Without enzymes, an organism would not be able to survive. It is these biocatalysts that facilitate a whole range of chemical reactions, producing the building blocks of the cells. Enzymes are also used widely in biotechnology and in our households, where they are used in detergents, for example.
To describe metabolic processes facilitated by enzymes, scientists refer to what is known as the Michaelis-Menten equation. The equation describes the rate of an enzymatic reaction depending on the concentration of the substrate — which is transformed into the end products during the reaction. A central factor in this equation is the ‘Michaelis constant’, which characterises the enzyme’s affinity for its substrate.
It takes a great deal of time and effort to measure this constant in a lab. As a result, experimental estimates of these constants exist for only a minority of enzymes.
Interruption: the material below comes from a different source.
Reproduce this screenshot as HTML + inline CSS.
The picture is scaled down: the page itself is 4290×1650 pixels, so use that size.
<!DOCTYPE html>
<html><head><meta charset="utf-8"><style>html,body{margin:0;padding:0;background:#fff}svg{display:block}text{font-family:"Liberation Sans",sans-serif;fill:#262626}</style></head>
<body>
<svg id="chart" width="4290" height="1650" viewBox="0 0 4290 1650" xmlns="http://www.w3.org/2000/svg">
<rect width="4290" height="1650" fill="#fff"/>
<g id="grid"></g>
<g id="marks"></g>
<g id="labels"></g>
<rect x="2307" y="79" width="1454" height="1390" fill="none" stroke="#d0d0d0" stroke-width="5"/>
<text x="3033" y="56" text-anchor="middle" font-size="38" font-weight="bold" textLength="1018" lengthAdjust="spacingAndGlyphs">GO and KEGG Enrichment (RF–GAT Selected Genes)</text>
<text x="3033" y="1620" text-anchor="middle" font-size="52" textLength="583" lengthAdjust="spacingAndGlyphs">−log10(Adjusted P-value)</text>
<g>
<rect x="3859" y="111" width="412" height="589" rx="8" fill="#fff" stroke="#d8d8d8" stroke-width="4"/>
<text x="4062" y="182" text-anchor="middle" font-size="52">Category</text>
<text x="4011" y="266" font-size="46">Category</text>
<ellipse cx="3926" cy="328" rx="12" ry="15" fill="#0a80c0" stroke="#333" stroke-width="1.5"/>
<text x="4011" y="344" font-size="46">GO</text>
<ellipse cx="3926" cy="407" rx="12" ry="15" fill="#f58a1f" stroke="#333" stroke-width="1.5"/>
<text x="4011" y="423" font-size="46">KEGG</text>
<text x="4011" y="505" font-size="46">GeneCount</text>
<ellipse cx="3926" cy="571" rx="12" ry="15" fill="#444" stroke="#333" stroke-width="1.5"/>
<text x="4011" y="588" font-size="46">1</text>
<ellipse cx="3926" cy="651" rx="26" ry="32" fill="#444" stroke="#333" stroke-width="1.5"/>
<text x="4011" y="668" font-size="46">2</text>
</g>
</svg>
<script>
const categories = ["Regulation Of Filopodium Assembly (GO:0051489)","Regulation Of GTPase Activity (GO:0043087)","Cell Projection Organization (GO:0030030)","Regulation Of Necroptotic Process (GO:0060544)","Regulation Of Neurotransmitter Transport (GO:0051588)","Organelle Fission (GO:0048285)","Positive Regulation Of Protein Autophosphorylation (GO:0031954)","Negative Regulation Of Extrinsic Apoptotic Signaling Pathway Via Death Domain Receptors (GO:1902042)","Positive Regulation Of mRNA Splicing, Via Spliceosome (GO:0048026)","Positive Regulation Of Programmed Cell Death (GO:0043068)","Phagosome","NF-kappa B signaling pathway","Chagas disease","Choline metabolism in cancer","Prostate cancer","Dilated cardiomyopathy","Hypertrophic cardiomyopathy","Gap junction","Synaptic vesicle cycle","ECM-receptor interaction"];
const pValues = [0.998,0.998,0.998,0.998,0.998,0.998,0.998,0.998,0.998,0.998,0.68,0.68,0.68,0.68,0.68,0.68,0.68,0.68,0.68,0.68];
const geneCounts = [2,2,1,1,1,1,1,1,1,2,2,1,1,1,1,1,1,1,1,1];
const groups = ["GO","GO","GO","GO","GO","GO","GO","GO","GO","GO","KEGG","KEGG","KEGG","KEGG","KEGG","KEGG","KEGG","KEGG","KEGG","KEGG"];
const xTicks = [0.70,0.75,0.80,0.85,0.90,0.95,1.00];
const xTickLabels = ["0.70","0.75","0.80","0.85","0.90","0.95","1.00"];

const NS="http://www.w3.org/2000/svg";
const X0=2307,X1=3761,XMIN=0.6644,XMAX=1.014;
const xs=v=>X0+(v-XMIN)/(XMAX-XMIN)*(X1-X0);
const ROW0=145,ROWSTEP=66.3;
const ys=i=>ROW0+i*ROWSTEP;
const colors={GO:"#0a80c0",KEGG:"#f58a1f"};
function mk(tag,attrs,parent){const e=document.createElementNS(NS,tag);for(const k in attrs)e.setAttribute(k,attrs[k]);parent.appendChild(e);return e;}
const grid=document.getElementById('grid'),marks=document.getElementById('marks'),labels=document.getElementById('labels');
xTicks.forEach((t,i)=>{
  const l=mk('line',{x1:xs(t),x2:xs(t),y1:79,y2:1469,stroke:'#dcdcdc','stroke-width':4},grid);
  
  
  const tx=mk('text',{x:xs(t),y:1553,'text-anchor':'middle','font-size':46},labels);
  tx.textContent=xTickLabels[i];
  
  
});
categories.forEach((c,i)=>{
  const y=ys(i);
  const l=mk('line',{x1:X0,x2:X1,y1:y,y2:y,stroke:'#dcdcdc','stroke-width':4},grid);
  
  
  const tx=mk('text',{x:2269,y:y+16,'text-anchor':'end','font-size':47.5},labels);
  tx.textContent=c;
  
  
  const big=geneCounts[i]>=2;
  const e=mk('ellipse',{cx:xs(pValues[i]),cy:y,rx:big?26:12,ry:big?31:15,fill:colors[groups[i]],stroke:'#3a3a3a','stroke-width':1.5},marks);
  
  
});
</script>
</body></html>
A team of researchers from the HHU Institute of Computational Cell Biology and Chalmers University of Technology in Stockholm has now chosen a different approach to predict the Michaelis constants from the structures of the substrates and enzymes using AI.
They applied their approach, based on deep learning methods, to 47 model organisms ranging from bacteria to plants and humans. Because this approach requires training data, the researchers used known data from almost 10,000 enzyme-substrate combinations. They tested the results using Michaelis constants that had not been used for the learning process.
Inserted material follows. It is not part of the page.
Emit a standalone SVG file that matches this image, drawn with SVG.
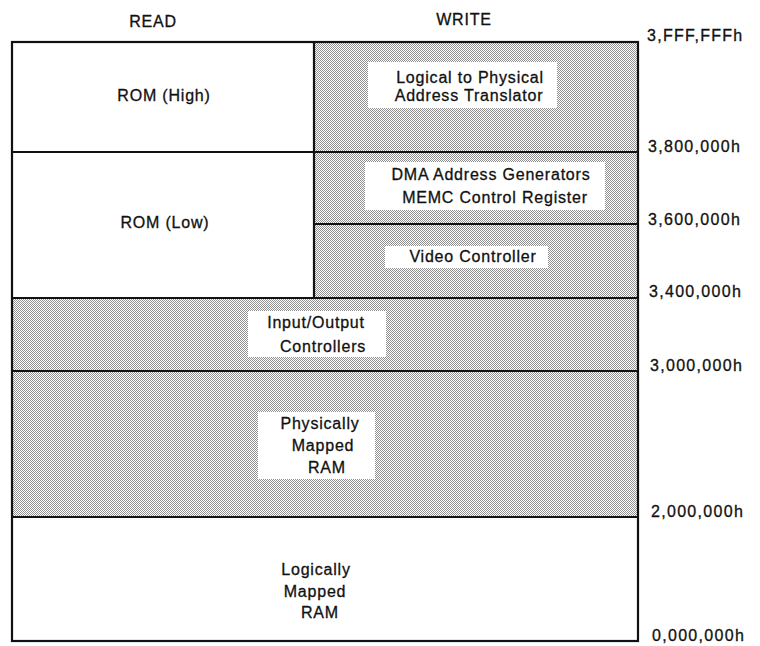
<svg xmlns="http://www.w3.org/2000/svg" width="760" height="646" viewBox="0 0 760 646">
  <defs>
    <pattern id="dither" patternUnits="userSpaceOnUse" width="2" height="2">
      <rect width="2" height="2" fill="#ffffff"/>
      <rect x="0" y="0" width="1" height="1" fill="#909090"/>
      <rect x="1" y="1" width="1" height="1" fill="#909090"/>
    </pattern>
  </defs>
  <style>
    text { font-family: "Liberation Sans", Arial, Helvetica, sans-serif; font-size: 16px; letter-spacing: 0.8px; fill: #111; stroke: #111; stroke-width: 0.3; }
    .c { text-anchor: middle; }
    .addr { text-anchor: start; letter-spacing: 1.3px; }
    .gray { fill: url(#dither); stroke: none; }
    .white { fill: #ffffff; stroke: none; }
    .line { stroke: #111; stroke-width: 2.2; fill: none; }
    .lab { fill: #ffffff; stroke: none; }
  </style>

  <rect width="760" height="646" fill="#ffffff"/>

  <!-- headers -->
  <g id="headers">
    <text class="c" x="153" y="27">READ</text>
    <text class="c" x="464" y="25">WRITE</text>
  </g>

  <!-- regions -->
  <g id="rom-high">
    <rect class="white" x="12" y="42" width="302" height="110"/>
    <text class="c" x="164" y="101">ROM (High)</text>
  </g>
  <g id="rom-low">
    <rect class="white" x="12" y="152" width="302" height="146"/>
    <text class="c" x="165" y="228">ROM (Low)</text>
  </g>
  <g id="translator">
    <rect class="gray" x="314" y="42" width="324" height="110"/>
    <rect class="lab" x="368" y="62" width="189" height="46"/>
    <text class="c" x="470" y="83">Logical to Physical</text>
    <text class="c" x="469" y="101">Address Translator</text>
  </g>
  <g id="dma-memc">
    <rect class="gray" x="314" y="152" width="324" height="72"/>
    <rect class="lab" x="365" y="162" width="240" height="48"/>
    <text class="c" x="491" y="180">DMA Address Generators</text>
    <text class="c" x="495" y="203">MEMC Control Register</text>
  </g>
  <g id="video">
    <rect class="gray" x="314" y="224" width="324" height="74"/>
    <rect class="lab" x="385" y="246" width="163" height="22"/>
    <text class="c" x="473" y="262">Video Controller</text>
  </g>
  <g id="io">
    <rect class="gray" x="12" y="298" width="626" height="73"/>
    <rect class="lab" x="248" y="311" width="138" height="46"/>
    <text class="c" x="316" y="328">Input/Output</text>
    <text class="c" x="323" y="352">Controllers</text>
  </g>
  <g id="physical-ram">
    <rect class="gray" x="12" y="371" width="626" height="146"/>
    <rect class="lab" x="258" y="412" width="117" height="67"/>
    <text class="c" x="320" y="429">Physically</text>
    <text class="c" x="323" y="451">Mapped</text>
    <text class="c" x="327" y="473">RAM</text>
  </g>
  <g id="logical-ram">
    <rect class="white" x="12" y="517" width="626" height="124"/>
    <text class="c" x="316" y="575">Logically</text>
    <text class="c" x="315" y="597">Mapped</text>
    <text class="c" x="320" y="618">RAM</text>
  </g>

  <!-- boundaries -->
  <g id="connectors">
    <rect class="line" x="12" y="42" width="626" height="599"/>
    <line class="line" x1="314" y1="42" x2="314" y2="298"/>
    <line class="line" x1="12" y1="152" x2="638" y2="152"/>
    <line class="line" x1="314" y1="224" x2="638" y2="224"/>
    <line class="line" x1="12" y1="298" x2="638" y2="298"/>
    <line class="line" x1="12" y1="371" x2="638" y2="371"/>
    <line class="line" x1="12" y1="517" x2="638" y2="517"/>
  </g>

  <!-- address labels -->
  <g id="addresses">
    <text class="addr" x="647" y="41">3,FFF,FFFh</text>
    <text class="addr" x="648" y="152">3,800,000h</text>
    <text class="addr" x="648" y="225">3,600,000h</text>
    <text class="addr" x="649" y="297">3,400,000h</text>
    <text class="addr" x="650" y="371">3,000,000h</text>
    <text class="addr" x="651" y="517">2,000,000h</text>
    <text class="addr" x="652" y="641">0,000,000h</text>
  </g>
</svg>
Prof. Lercher had this to say about the quality of the results: “Using the independent test data, we were able to demonstrate that the process can predict Michaelis constants with an accuracy similar to the differences between experimental values from different laboratories. It is now possible for computers to estimate a new Michaelis constant in just a few seconds without the need for an experiment.”
The sudden availability of Michaelis constants for all enzymes of model organisms opens up new paths for metabolic computer modelling, as highlighted by the journal PLOS Biology in an accompanying article.